Your objective
Reproduce the listing below exactly, beginning with its first line and ending with the line that holds "minimum width=103pt, minimum"; pictures are not part of the copy.

Data provided
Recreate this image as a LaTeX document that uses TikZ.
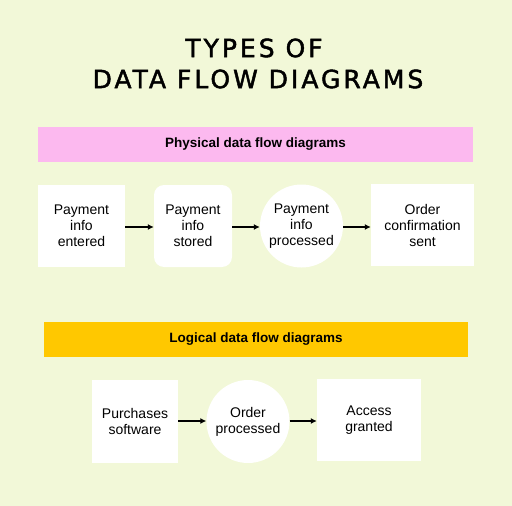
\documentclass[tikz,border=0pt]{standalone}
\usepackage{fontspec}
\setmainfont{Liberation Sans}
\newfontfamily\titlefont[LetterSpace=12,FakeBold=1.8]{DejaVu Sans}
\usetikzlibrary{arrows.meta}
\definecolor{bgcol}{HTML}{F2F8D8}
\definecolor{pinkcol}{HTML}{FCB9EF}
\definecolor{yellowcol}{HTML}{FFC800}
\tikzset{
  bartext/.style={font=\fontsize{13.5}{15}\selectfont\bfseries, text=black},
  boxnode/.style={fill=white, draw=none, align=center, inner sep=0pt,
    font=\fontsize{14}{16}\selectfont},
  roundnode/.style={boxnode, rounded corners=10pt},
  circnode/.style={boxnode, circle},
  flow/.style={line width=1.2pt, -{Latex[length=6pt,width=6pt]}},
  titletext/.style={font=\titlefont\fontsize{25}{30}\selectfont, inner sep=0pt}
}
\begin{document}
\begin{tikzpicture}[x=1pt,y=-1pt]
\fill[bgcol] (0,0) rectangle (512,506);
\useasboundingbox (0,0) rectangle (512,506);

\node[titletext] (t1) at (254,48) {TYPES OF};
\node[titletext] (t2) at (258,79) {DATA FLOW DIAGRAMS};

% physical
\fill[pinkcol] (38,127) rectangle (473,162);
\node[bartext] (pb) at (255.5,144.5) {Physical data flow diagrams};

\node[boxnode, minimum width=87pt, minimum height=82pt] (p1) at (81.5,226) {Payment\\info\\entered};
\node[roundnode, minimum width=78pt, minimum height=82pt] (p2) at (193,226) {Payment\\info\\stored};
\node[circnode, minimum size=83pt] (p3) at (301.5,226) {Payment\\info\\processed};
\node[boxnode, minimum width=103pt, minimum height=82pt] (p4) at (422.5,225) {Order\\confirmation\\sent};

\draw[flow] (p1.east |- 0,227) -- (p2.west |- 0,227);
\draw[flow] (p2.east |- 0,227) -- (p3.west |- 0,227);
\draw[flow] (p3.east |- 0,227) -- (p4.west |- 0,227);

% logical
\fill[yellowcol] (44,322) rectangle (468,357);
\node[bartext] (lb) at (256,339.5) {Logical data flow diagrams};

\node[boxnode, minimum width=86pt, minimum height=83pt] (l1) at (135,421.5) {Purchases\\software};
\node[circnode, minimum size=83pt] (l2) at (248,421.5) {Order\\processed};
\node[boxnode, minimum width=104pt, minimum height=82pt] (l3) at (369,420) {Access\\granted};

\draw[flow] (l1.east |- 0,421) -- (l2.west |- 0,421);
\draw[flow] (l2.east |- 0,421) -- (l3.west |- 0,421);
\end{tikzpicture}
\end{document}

Complete output
Recreate this image as a LaTeX document that uses TikZ.
\documentclass[tikz,border=0pt]{standalone}
\usepackage{fontspec}
\setmainfont{Liberation Sans}
\newfontfamily\titlefont[LetterSpace=12,FakeBold=1.8]{DejaVu Sans}
\usetikzlibrary{arrows.meta}
\definecolor{bgcol}{HTML}{F2F8D8}
\definecolor{pinkcol}{HTML}{FCB9EF}
\definecolor{yellowcol}{HTML}{FFC800}
\tikzset{
  bartext/.style={font=\fontsize{13.5}{15}\selectfont\bfseries, text=black},
  boxnode/.style={fill=white, draw=none, align=center, inner sep=0pt,
    font=\fontsize{14}{16}\selectfont},
  roundnode/.style={boxnode, rounded corners=10pt},
  circnode/.style={boxnode, circle},
  flow/.style={line width=1.2pt, -{Latex[length=6pt,width=6pt]}},
  titletext/.style={font=\titlefont\fontsize{25}{30}\selectfont, inner sep=0pt}
}
\begin{document}
\begin{tikzpicture}[x=1pt,y=-1pt]
\fill[bgcol] (0,0) rectangle (512,506);
\useasboundingbox (0,0) rectangle (512,506);

\node[titletext] (t1) at (254,48) {TYPES OF};
\node[titletext] (t2) at (258,79) {DATA FLOW DIAGRAMS};

% physical
\fill[pinkcol] (38,127) rectangle (473,162);
\node[bartext] (pb) at (255.5,144.5) {Physical data flow diagrams};

\node[boxnode, minimum width=87pt, minimum height=82pt] (p1) at (81.5,226) {Payment\\info\\entered};
\node[roundnode, minimum width=78pt, minimum height=82pt] (p2) at (193,226) {Payment\\info\\stored};
\node[circnode, minimum size=83pt] (p3) at (301.5,226) {Payment\\info\\processed};
\node[boxnode, minimum width=103pt, minimum height=82pt] (p4) at (422.5,225) {Order\\confirmation\\sent};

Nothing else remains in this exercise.